TIA sees the tourism workforce as an industry fundamental that we need to get right. Tourism is essentially a people industry meaning our staff are the interface to our visitors and are essential to the quality of the visitor experience.
Tourism contains a wide spectrum of jobs and occupations, spread right around the country. The workforce is made up of New Zealanders and overseas workers, including both migrants and working holiday travellers that can support the industry over the summer peak and have the dual benefit of also being visitors.
TIA promotes for tourism businesses to be ‘Employers of Choice’ (TSC Commitment 7).

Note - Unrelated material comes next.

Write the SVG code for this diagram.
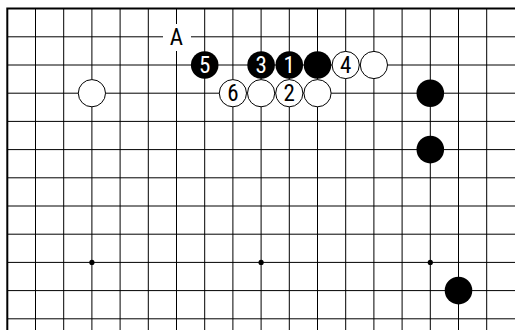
<svg xmlns="http://www.w3.org/2000/svg" width="515" height="330" viewBox="0 0 515 330">
<style>
.g{stroke:#000;stroke-width:1;fill:none}
.e{stroke:#000;stroke-width:2;fill:none}
.b{fill:#000}
.w{fill:#fff;stroke:#000;stroke-width:1}
.t{font-family:"Liberation Sans Narrow","Roboto Condensed","DejaVu Sans Condensed","Liberation Sans",sans-serif;font-stretch:condensed;font-size:23px;text-anchor:middle}
.tb{fill:#fff}
.tw{fill:#000}
</style>
<rect width="515" height="330" fill="#fff"/>
<g id="board">
<path class="g" d="M35.5 8.6V330M63.7 8.6V330M91.9 8.6V330M120.1 8.6V330M148.3 8.6V330M176.5 8.6V330M204.7 8.6V330M232.9 8.6V330M261.1 8.6V330M289.3 8.6V330M317.5 8.6V330M345.7 8.6V330M373.9 8.6V330M402.1 8.6V330M430.3 8.6V330M458.5 8.6V330M486.7 8.6V330"/>
<path class="g" d="M7.3 36.8H515M7.3 65H515M7.3 93.2H515M7.3 121.4H515M7.3 149.6H515M7.3 177.8H515M7.3 206H515M7.3 234.2H515M7.3 262.4H515M7.3 290.6H515M7.3 318.8H515"/>
<path class="e" d="M7.3 330V8.6H515"/>
<circle class="b" cx="91.9" cy="262.4" r="2.6"/>
<circle class="b" cx="261.1" cy="262.4" r="2.6"/>
<circle class="b" cx="430.3" cy="262.4" r="2.6"/>
</g>
<g id="labelA">
<rect x="163" y="24" width="28" height="27" fill="#fff"/>
<text class="t tw" x="176.5" y="45.3">A</text>
</g>
<g id="w-3-3"><circle class="w" cx="91.9" cy="93.2" r="13.6"/></g>
<g id="b5"><circle class="b" cx="204.7" cy="65" r="13.8"/><text class="t tb" x="204.7" y="73">5</text></g>
<g id="b3"><circle class="b" cx="261.1" cy="65" r="13.8"/><text class="t tb" x="261.1" y="73">3</text></g>
<g id="b1"><circle class="b" cx="289.3" cy="65" r="13.8"/><text class="t tb" x="289.3" y="73">1</text></g>
<g id="b-11-2"><circle class="b" cx="317.5" cy="65" r="13.8"/></g>
<g id="w4"><circle class="w" cx="345.7" cy="65" r="13.6"/><text class="t tw" x="345.7" y="73">4</text></g>
<g id="w-13-2"><circle class="w" cx="373.9" cy="65" r="13.6"/></g>
<g id="w6"><circle class="w" cx="232.9" cy="93.2" r="13.6"/><text class="t tw" x="232.9" y="101.2">6</text></g>
<g id="w-9-3"><circle class="w" cx="261.1" cy="93.2" r="13.6"/></g>
<g id="w2"><circle class="w" cx="289.3" cy="93.2" r="13.6"/><text class="t tw" x="289.3" y="101.2">2</text></g>
<g id="w-11-3"><circle class="w" cx="317.5" cy="93.2" r="13.6"/></g>
<g id="b-15-3"><circle class="b" cx="430.3" cy="93.2" r="13.8"/></g>
<g id="b-15-5"><circle class="b" cx="430.3" cy="149.6" r="13.8"/></g>
<g id="b-16-10"><circle class="b" cx="458.5" cy="290.6" r="13.8"/></g>
<g id="connectors"></g>
</svg>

Action 9 in Tourism 2050 is Grow the Tourism Workforce that specifies that businesses focus on all aspects of being an attractive employer for its workforce.
TIA supports a thriving tourism education sector – from schools, to training, to university education at all levels. Work over recent years to establish tourism as a National Certificate of Educational Achievement (NCEA) subject has slowed and TIA is actively advocating for this important change to be implemented by Government. Establishing this pipeline of talent into the industry from secondary school education is an important step to put in place.
TIA recognises the critical importance of vocational education and training systems for tourism given that many of the jobs in the industry are best learned on the job or with targeted training programmes.
TIA advocates for the current change processes for vocational education to result in the training courses that the industry needs, and for these courses to be available widely around the country where people in tourism work.
TIA conducts a twice-yearly Workforce and Industry Readiness Survey to track the position of the tourism workforce from the perspective of its members. TIA’s September 2024 survey found that half of respondents were actively recruiting, with the primary recruitment challenge remaining the lack of quality applications.